* [Aim of the task] Set all the material down again unchanged, without the pictures.

---+---

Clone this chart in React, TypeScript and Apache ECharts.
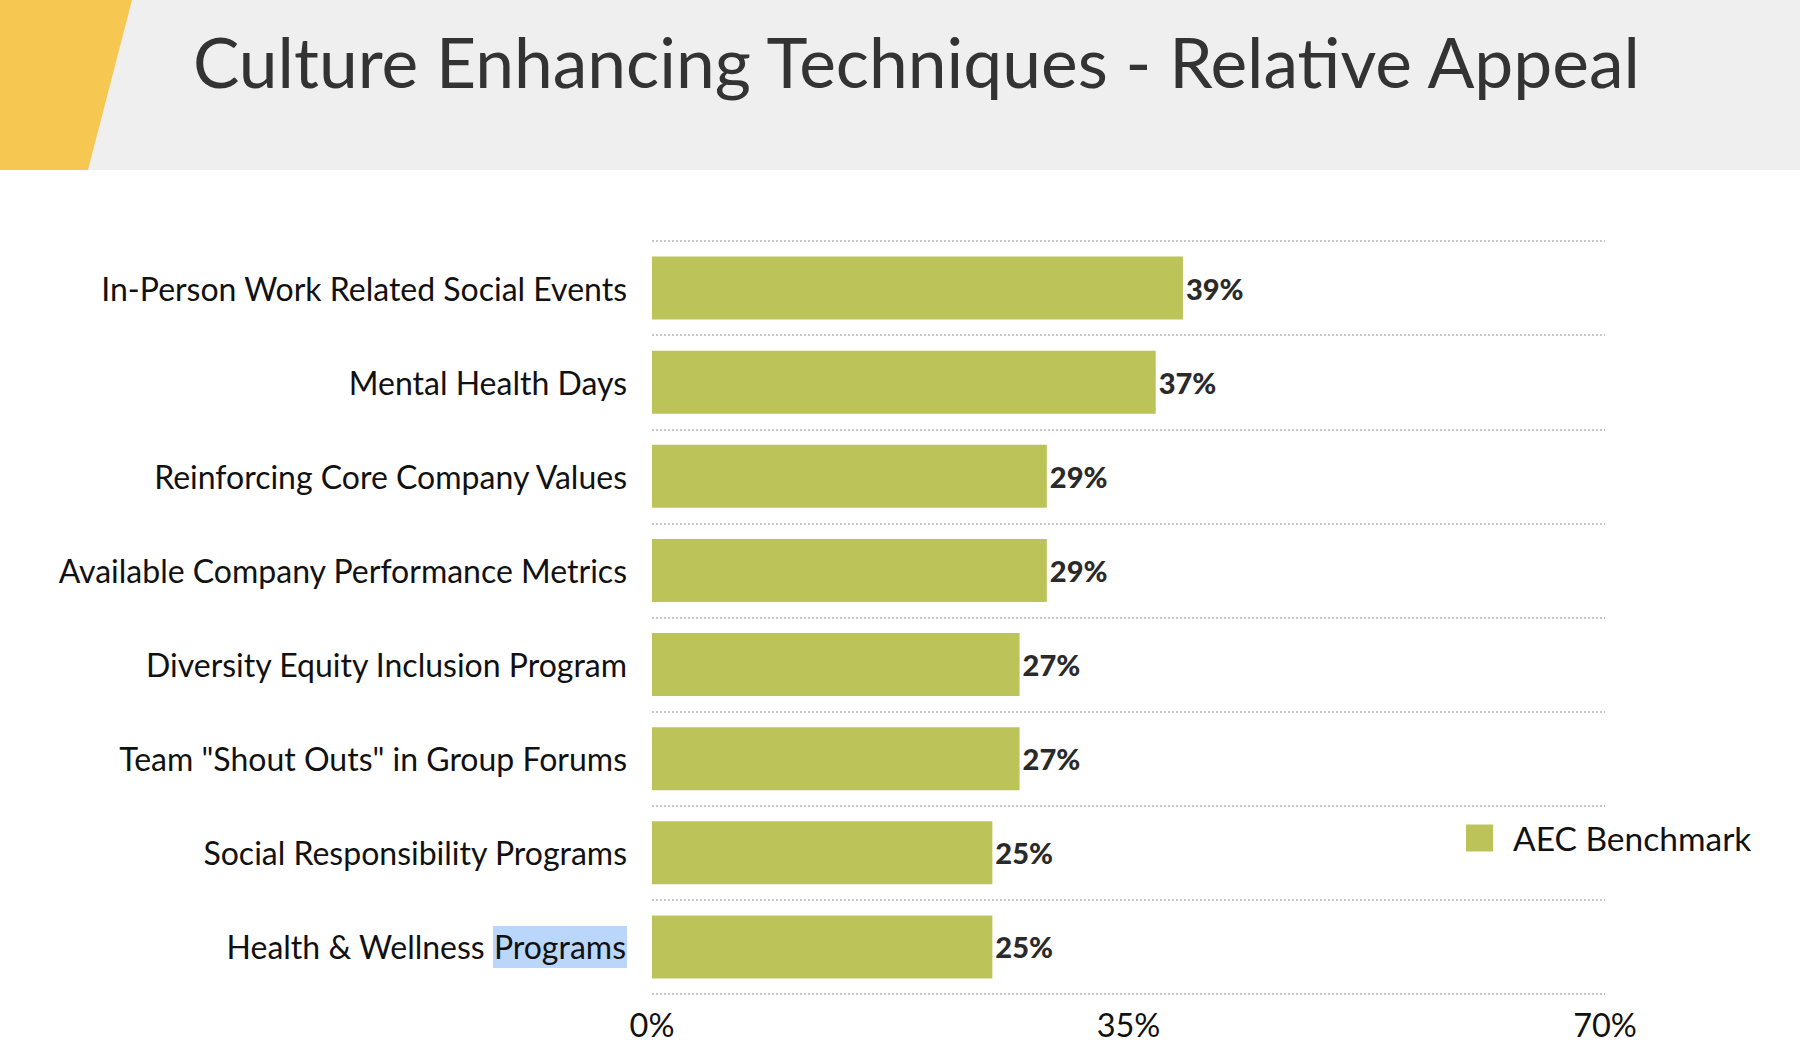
import React, { useEffect, useRef } from "react";
import * as echarts from "echarts";

const categories = [
  "In-Person Work Related Social Events",
  "Mental Health Days",
  "Reinforcing Core Company Values",
  "Available Company Performance Metrics",
  "Diversity Equity Inclusion Program",
  'Team "Shout Outs" in Group Forums',
  "Social Responsibility Programs",
  "Health & Wellness Programs",
];
const benchmarkValues = [39, 37, 29, 29, 27, 27, 25, 25];
const seriesName = "AEC Benchmark";
const titleText = "Culture Enhancing Techniques - Relative Appeal";
const axisMin = 0;
const axisMax = 70;
const axisInterval = 35;

const FONT = "Lato, 'Open Sans', sans-serif";

export default function App() {
  const ref = useRef<HTMLDivElement>(null);
  useEffect(() => {
    document.body.style.margin = "0";
    if (!ref.current) return;
    const chart = echarts.init(ref.current, null, { renderer: "svg" });
    chart.setOption({
      animation: false,
      backgroundColor: "#ffffff",
      textStyle: { fontFamily: FONT },
      graphic: [
        {
          type: "rect",
          shape: { x: 0, y: 0, width: 1800, height: 170 },
          style: { fill: "#efefef" },
          z: 0,
        },
        {
          type: "polygon",
          shape: { points: [[0, 0], [132, 0], [88, 170], [0, 170]] },
          style: { fill: "#f6c852" },
          z: 1,
        },
        {
          type: "text",
          x: 193,
          y: 61,
          style: {
            text: titleText,
            fontSize: 69.5,
            fontFamily: FONT,
            fill: "#333333",
            verticalAlign: "middle",
            align: "left",
          },
          z: 2,
        },
      ],
      legend: {
        data: [seriesName],
        left: 1461,
        top: 816,
        icon: "rect",
        itemWidth: 27,
        itemHeight: 27,
        itemGap: 20,
        textStyle: { fontSize: 33.5, color: "#111111", fontFamily: FONT, padding: [0, 0, 0, 15] },
      },
      grid: { left: 652, right: 195, top: 241, bottom: 52, containLabel: false },
      xAxis: {
        type: "value",
        min: axisMin,
        max: axisMax,
        interval: axisInterval,
        axisLine: { show: false },
        axisTick: { show: false },
        splitLine: { show: false },
        axisLabel: {
          formatter: "{value}%",
          fontSize: 32.5,
          color: "#111111",
          fontFamily: FONT,
          margin: 14,
        },
      },
      yAxis: {
        type: "category",
        data: categories,
        inverse: true,
        axisLine: { show: false },
        axisTick: { show: false },
        splitLine: {
          show: true,
          interval: 0,
          lineStyle: { color: "#b5b5b5", type: [2, 2], width: 1.5 },
        },
        axisLabel: {
          fontSize: 32,
          color: "#111111",
          fontFamily: FONT,
          margin: 25,
          formatter: (v: string) =>
            v === "Health & Wellness Programs" ? "Health & Wellness {hl|Programs}" : v,
          rich: {
            hl: {
              fontSize: 32,
              color: "#111111",
              fontFamily: FONT,
              backgroundColor: "#bad7fb",
              padding: [5, 1, 5, 1],
            },
          },
        },
      },
      series: [
        {
          name: seriesName,
          type: "bar",
          data: benchmarkValues,
          barWidth: 63,
          itemStyle: { color: "#bcc459" },
          label: {
            show: true,
            position: "right",
            distance: 3,
            formatter: "{c}%",
            fontSize: 29,
            fontWeight: 900,
            color: "#2a2a2a",
            fontFamily: FONT,
          },
        },
      ],
    });
    return () => chart.dispose();
  }, []);
  return <div ref={ref} style={{ width: 1800, height: 1046 }} />;
}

---+---

* [In response]
Clone this chart in React, TypeScript and Apache ECharts.
import React, { useEffect, useRef } from "react";
import * as echarts from "echarts";

const categories = [
  "In-Person Work Related Social Events",
  "Mental Health Days",
  "Reinforcing Core Company Values",
  "Available Company Performance Metrics",
  "Diversity Equity Inclusion Program",
  'Team "Shout Outs" in Group Forums',
  "Social Responsibility Programs",
  "Health & Wellness Programs",
];
const benchmarkValues = [39, 37, 29, 29, 27, 27, 25, 25];
const seriesName = "AEC Benchmark";
const titleText = "Culture Enhancing Techniques - Relative Appeal";
const axisMin = 0;
const axisMax = 70;
const axisInterval = 35;

const FONT = "Lato, 'Open Sans', sans-serif";

export default function App() {
  const ref = useRef<HTMLDivElement>(null);
  useEffect(() => {
    document.body.style.margin = "0";
    if (!ref.current) return;
    const chart = echarts.init(ref.current, null, { renderer: "svg" });
    chart.setOption({
      animation: false,
      backgroundColor: "#ffffff",
      textStyle: { fontFamily: FONT },
      graphic: [
        {
          type: "rect",
          shape: { x: 0, y: 0, width: 1800, height: 170 },
          style: { fill: "#efefef" },
          z: 0,
        },
        {
          type: "polygon",
          shape: { points: [[0, 0], [132, 0], [88, 170], [0, 170]] },
          style: { fill: "#f6c852" },
          z: 1,
        },
        {
          type: "text",
          x: 193,
          y: 61,
          style: {
            text: titleText,
            fontSize: 69.5,
            fontFamily: FONT,
            fill: "#333333",
            verticalAlign: "middle",
            align: "left",
          },
          z: 2,
        },
      ],
      legend: {
        data: [seriesName],
        left: 1461,
        top: 816,
        icon: "rect",
        itemWidth: 27,
        itemHeight: 27,
        itemGap: 20,
        textStyle: { fontSize: 33.5, color: "#111111", fontFamily: FONT, padding: [0, 0, 0, 15] },
      },
      grid: { left: 652, right: 195, top: 241, bottom: 52, containLabel: false },
      xAxis: {
        type: "value",
        min: axisMin,
        max: axisMax,
        interval: axisInterval,
        axisLine: { show: false },
        axisTick: { show: false },
        splitLine: { show: false },
        axisLabel: {
          formatter: "{value}%",
          fontSize: 32.5,
          color: "#111111",
          fontFamily: FONT,
          margin: 14,
        },
      },
      yAxis: {
        type: "category",
        data: categories,
        inverse: true,
        axisLine: { show: false },
        axisTick: { show: false },
        splitLine: {
          show: true,
          interval: 0,
          lineStyle: { color: "#b5b5b5", type: [2, 2], width: 1.5 },
        },
        axisLabel: {
          fontSize: 32,
          color: "#111111",
          fontFamily: FONT,
          margin: 25,
          formatter: (v: string) =>
            v === "Health & Wellness Programs" ? "Health & Wellness {hl|Programs}" : v,
          rich: {
            hl: {
              fontSize: 32,
              color: "#111111",
              fontFamily: FONT,
              backgroundColor: "#bad7fb",
              padding: [5, 1, 5, 1],
            },
          },
        },
      },
      series: [
        {
          name: seriesName,
          type: "bar",
          data: benchmarkValues,
          barWidth: 63,
          itemStyle: { color: "#bcc459" },
          label: {
            show: true,
            position: "right",
            distance: 3,
            formatter: "{c}%",
            fontSize: 29,
            fontWeight: 900,
            color: "#2a2a2a",
            fontFamily: FONT,
          },
        },
      ],
    });
    return () => chart.dispose();
  }, []);
  return <div ref={ref} style={{ width: 1800, height: 1046 }} />;
}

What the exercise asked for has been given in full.